Nazarene missionaries Revs. George Hayse and Jack Riley, visiting Nigeria in the early 1980s, tried to locate this group but failed to contact them.

Finally in June 1986, Dr. Bruce Taylor received a letter from Rev. J. U. Ekaidem, explaining their situation and inviting the church to come. It said in part: “We heard you were in Nigeria. We are the registered Church of the Nazarene and want you to come visit us for we want to be a part of the Church of the Nazarene International.” Dr. Taylor did indeed meet with them and carried on complicated and delicate negotiations with them for the ensuing two years. On April 3, 1988, their recognition was finalized. Rev. Ekaidem said that day, “I have waited for forty years for my church to come…now we are one!”

There were about forty churches and 6,559 members. The congregations range in membership from thirty to three hundred members. The largest church, located at the district center in Abak, is an attractive cement block building that easily seats fifteen hundred people. Many smaller churches are constructed of bamboo poles with thatched roofs. Most of them are rural churches. Most of the members are subsistence farmers and only twenty percent have a secondary education. About half of them have a primary education and can read and write their own language which is Effik. Only a few of the pastors are comfortable in using English. The major industry of the area is the production of palm oil.

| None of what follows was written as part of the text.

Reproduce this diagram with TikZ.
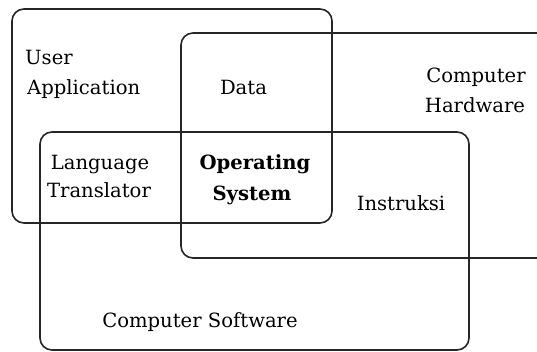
\documentclass[tikz,border=0pt]{standalone}
\usepackage{fontspec}
\setmainfont{DejaVu Serif}
\begin{document}
\begin{tikzpicture}[x=1pt,y=-1pt,
  box/.style={draw=black!85,line width=1.6pt,rounded corners=12pt,inner sep=0pt},
  lbl/.style={inner sep=0pt,font=\fontsize{19.6}{23}\selectfont},
  blbl/.style={inner sep=0pt,font=\fontsize{19.6}{23}\selectfont\bfseries}]
\useasboundingbox (0,0) rectangle (537,352);
\clip (0,0) rectangle (537,352);
\fill[white] (0,0) rectangle (537,352);
% boxes
\node[box,minimum width=320pt,minimum height=214pt] (ua) at (172,116) {};
\node[box,minimum width=440pt,minimum height=225pt] (hw) at (401,145.5) {};
\node[box,minimum width=429pt,minimum height=218pt] (sw) at (254.5,241) {};
% labels
\node[lbl,anchor=base west] (ua1) at (25,65) {User};
\node[lbl,anchor=base west] (ua2) at (27,95) {Application};
\node[lbl,anchor=base] (data) at (243.5,95) {Data};
\node[lbl,anchor=base] (hw1) at (476,83) {Computer};
\node[lbl,anchor=base] (hw2) at (475,113) {Hardware};
\node[lbl,anchor=base] (lt1) at (100,170) {Language};
\node[lbl,anchor=base] (lt2) at (99,198) {Translator};
\node[blbl,anchor=base] (os1) at (255,170) {Operating};
\node[blbl,anchor=base] (os2) at (252,201) {System};
\node[lbl,anchor=base] (ins) at (401,211) {Instruksi};
\node[lbl,anchor=base] (cs) at (200,327) {Computer Software};
\end{tikzpicture}
\end{document}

The credentials of Rev. Jeremiah U. Ekaidem were recognized and he was appointed superintendent of the district.[1] This group had however no real knowledge of the Church apart from what they had gleaned from the Manual. The greatest concern and need was for theological education for their pastors and biblical instruction for their people. There was much work to be done. In 1989 the Nigeria Nazarene Theological College was established.[2]

Paul. S. Dayhoff


Notes:

  1. Trans African, (Florida, Transvaal, South Africa: Africa Nazarene Publications, January-February 1990), 5; Trans African, (March-April 1990), 12; Trans African, (July-August 1990), 13.

  2. Linda Seaman, Where the river flows, (Kansas City, MO: Nazarene Publishing House, 1997), 62-66.